▶ Short exercise:
Print the material below exactly as it stands, please, from its first line to the line holding "(u2) at (127.5,312.5)", with no pictures.

▶ Stored data:
• • • •

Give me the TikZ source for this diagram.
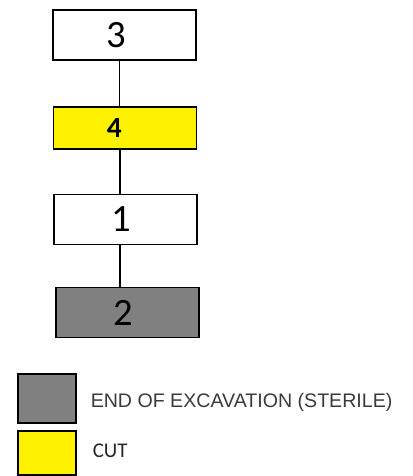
\documentclass[tikz,border=0pt]{standalone}
\usepackage{fontspec}
\setmainfont{Carlito}
\newfontfamily\arialfont{Liberation Sans}
\definecolor{cutyellow}{HTML}{FFF200}
\definecolor{sterilegrey}{HTML}{808080}
\definecolor{legendtext}{HTML}{3A3A3A}

\begin{document}
\begin{tikzpicture}[x=0.75pt,y=-0.75pt,
  layer/.style={draw,line width=1.1pt,minimum width=107.25pt,
    minimum height=37.5pt,inner sep=0pt,font=\fontsize{29}{30}\selectfont},
  key/.style={draw,line width=1.5pt,minimum width=43.5pt,
    minimum height=36.5pt,inner sep=0pt},
  keytext/.style={anchor=west,inner sep=0pt},
  link/.style={line width=1.1pt}]
\useasboundingbox (0,0) rectangle (413,476);

% stratigraphic units
\node[layer] (u3) at (124.5,35) {3\kern12pt};
\node[layer,fill=cutyellow,minimum height=31.5pt,
  font=\fontsize{22}{24}\selectfont\bfseries] (u4) at (125,128) {4\kern16pt};
\node[layer] (u1) at (125.5,219.5) {1\kern7pt};
\node[layer,fill=sterilegrey] (u2) at (127.5,312.5) {2\kern6pt};

% relations
\draw[link] (u3.south -| 119.5,0) -- (u4.north -| 119.5,0);
\draw[link] (u4.south -| 120,0) -- (u1.north -| 120,0);
\draw[link] (u1.south -| 120,0) -- (u2.north -| 120,0);

% legend
\node[key,fill=sterilegrey] (kgrey) at (47,398.5) {};
\node[key,fill=cutyellow,minimum height=33pt] (kyellow) at (47,453) {};
\node[keytext,font=\arialfont\fontsize{14.7}{16}\selectfont,text=legendtext]
  (tgrey) at (90.5,402) {END OF EXCAVATION (STERILE)};
\node[keytext,font=\fontsize{15.7}{17}\selectfont,text=black!85]
  (tyellow) at (92.5,451) {CUT};

\end{tikzpicture}
\end{document}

• • • •

▶ Correct output:
Give me the TikZ source for this diagram.
\documentclass[tikz,border=0pt]{standalone}
\usepackage{fontspec}
\setmainfont{Carlito}
\newfontfamily\arialfont{Liberation Sans}
\definecolor{cutyellow}{HTML}{FFF200}
\definecolor{sterilegrey}{HTML}{808080}
\definecolor{legendtext}{HTML}{3A3A3A}

\begin{document}
\begin{tikzpicture}[x=0.75pt,y=-0.75pt,
  layer/.style={draw,line width=1.1pt,minimum width=107.25pt,
    minimum height=37.5pt,inner sep=0pt,font=\fontsize{29}{30}\selectfont},
  key/.style={draw,line width=1.5pt,minimum width=43.5pt,
    minimum height=36.5pt,inner sep=0pt},
  keytext/.style={anchor=west,inner sep=0pt},
  link/.style={line width=1.1pt}]
\useasboundingbox (0,0) rectangle (413,476);

% stratigraphic units
\node[layer] (u3) at (124.5,35) {3\kern12pt};
\node[layer,fill=cutyellow,minimum height=31.5pt,
  font=\fontsize{22}{24}\selectfont\bfseries] (u4) at (125,128) {4\kern16pt};
\node[layer] (u1) at (125.5,219.5) {1\kern7pt};
\node[layer,fill=sterilegrey] (u2) at (127.5,312.5) {2\kern6pt};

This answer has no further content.